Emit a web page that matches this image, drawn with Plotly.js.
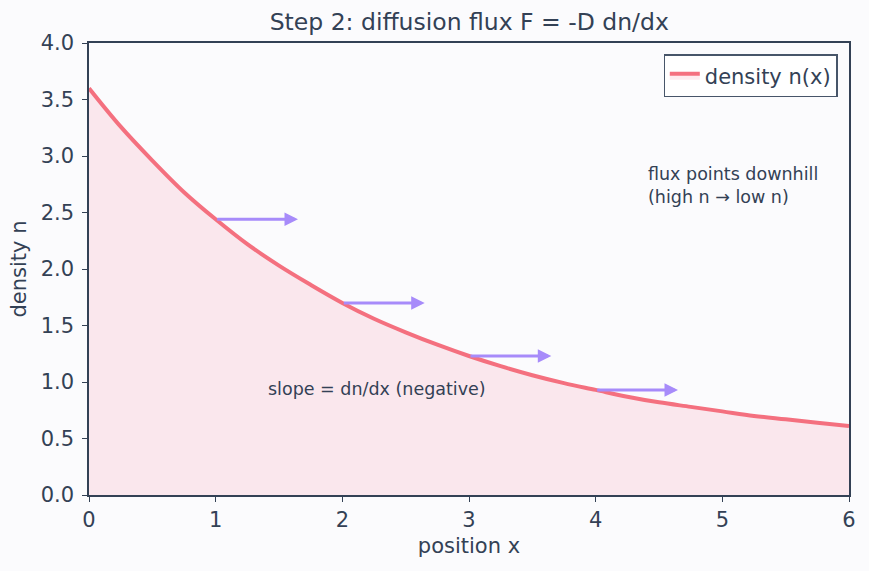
<!DOCTYPE html>
<html><head><meta charset="utf-8">
<script src="https://cdn.plot.ly/plotly-3.0.1.min.js"></script>
<style>html,body{margin:0;padding:0;background:#fbfbfd;}</style>
</head><body><div id="chart" style="width:869px;height:571px;"></div>
<script>
const xs = [0,0.25,0.5,0.75,1,1.25,1.5,1.75,2,2.25,2.5,2.75,3,3.25,3.5,3.75,4,4.25,4.5,4.75,5,5.25,5.5,5.75,6];
const density = [3.60,3.26,2.96,2.68,2.44,2.22,2.03,1.86,1.70,1.56,1.44,1.33,1.23,1.14,1.06,0.99,0.93,0.87,0.82,0.78,0.74,0.70,0.67,0.64,0.61];
const arrowX0 = [1,2,3,4];
const arrowY = [2.44,1.70,1.23,0.93];
const arrowX1 = [1.65,2.65,3.65,4.65];
const fg = '#334155';
const font = 'DejaVu Sans';

const annotations = arrowX0.map((x0,i)=>({
  x: arrowX1[i], y: arrowY[i], ax: x0, ay: arrowY[i],
  xref:'x', yref:'y', axref:'x', ayref:'y',
  showarrow:true, arrowhead:2, arrowsize:0.9, arrowwidth:3, arrowcolor:'#a78bfa', text:''
}));
annotations.push({x:1.4, y:0.94, xref:'x', yref:'y', xanchor:'left', yanchor:'middle', showarrow:false,
  text:'slope = dn/dx (negative)', font:{family:font,size:17.5,color:fg}});
annotations.push({x:4.4, y:2.74, xref:'x', yref:'y', xanchor:'left', yanchor:'middle', align:'left', showarrow:false,
  text:'flux points downhill<br>(high n → low n)', font:{family:font,size:17.5,color:fg}});

const data = [{
  x: xs, y: density, type:'scatter', mode:'lines', name:'density n(x)',
  line:{color:'#f4707f', width:4, shape:'spline'},
  fill:'tozeroy', fillcolor:'rgba(244,63,94,0.1)'
}];
const layout = {
  width:869, height:571,
  paper_bgcolor:'#fbfbfd', plot_bgcolor:'#fbfbfd',
  margin:{l:89, r:20, t:43, b:76},
  font:{family:font, size:21, color:fg},
  title:{text:'Step 2: diffusion flux F = -D dn/dx', x:0.54, xanchor:'center', y:0.976, yanchor:'top', font:{family:font,size:23.5,color:fg}},
  xaxis:{range:[0,6], dtick:1, showgrid:false, zeroline:false, showline:true, mirror:true, linecolor:fg, linewidth:1.5,
    ticks:'outside', ticklen:5, tickcolor:fg, tickfont:{family:font,size:21},
    title:{text:'position x', font:{family:font,size:21}, standoff:7}},
  yaxis:{range:[0,4], dtick:0.5, tickformat:'.1f', showgrid:false, zeroline:false, showline:true, mirror:true, linecolor:fg, linewidth:1.5,
    ticks:'outside', ticklen:5, tickcolor:fg, tickfont:{family:font,size:21}, ticklabelstandoff:4,
    title:{text:'density n', font:{family:font,size:21}, standoff:8}},
  showlegend:true,
  legend:{x:0.985, y:0.975, xanchor:'right', yanchor:'top', bgcolor:'#ffffff', bordercolor:'#475569', borderwidth:1.2, font:{family:font,size:21}},
  annotations: annotations
};
Plotly.newPlot('chart', data, layout, {displayModeBar:false});
</script></body></html>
#####
- _Task to carry out_:
Reproduce the material above from its first line through the line containing "text:'flux points downhill<br>(high", both ends included, and skip every picture.

- _Right answer_:
Emit a web page that matches this image, drawn with Plotly.js.
<!DOCTYPE html>
<html><head><meta charset="utf-8">
<script src="https://cdn.plot.ly/plotly-3.0.1.min.js"></script>
<style>html,body{margin:0;padding:0;background:#fbfbfd;}</style>
</head><body><div id="chart" style="width:869px;height:571px;"></div>
<script>
const xs = [0,0.25,0.5,0.75,1,1.25,1.5,1.75,2,2.25,2.5,2.75,3,3.25,3.5,3.75,4,4.25,4.5,4.75,5,5.25,5.5,5.75,6];
const density = [3.60,3.26,2.96,2.68,2.44,2.22,2.03,1.86,1.70,1.56,1.44,1.33,1.23,1.14,1.06,0.99,0.93,0.87,0.82,0.78,0.74,0.70,0.67,0.64,0.61];
const arrowX0 = [1,2,3,4];
const arrowY = [2.44,1.70,1.23,0.93];
const arrowX1 = [1.65,2.65,3.65,4.65];
const fg = '#334155';
const font = 'DejaVu Sans';

const annotations = arrowX0.map((x0,i)=>({
  x: arrowX1[i], y: arrowY[i], ax: x0, ay: arrowY[i],
  xref:'x', yref:'y', axref:'x', ayref:'y',
  showarrow:true, arrowhead:2, arrowsize:0.9, arrowwidth:3, arrowcolor:'#a78bfa', text:''
}));
annotations.push({x:1.4, y:0.94, xref:'x', yref:'y', xanchor:'left', yanchor:'middle', showarrow:false,
  text:'slope = dn/dx (negative)', font:{family:font,size:17.5,color:fg}});
annotations.push({x:4.4, y:2.74, xref:'x', yref:'y', xanchor:'left', yanchor:'middle', align:'left', showarrow:false,
  text:'flux points downhill<br>(high n → low n)', font:{family:font,size:17.5,color:fg}});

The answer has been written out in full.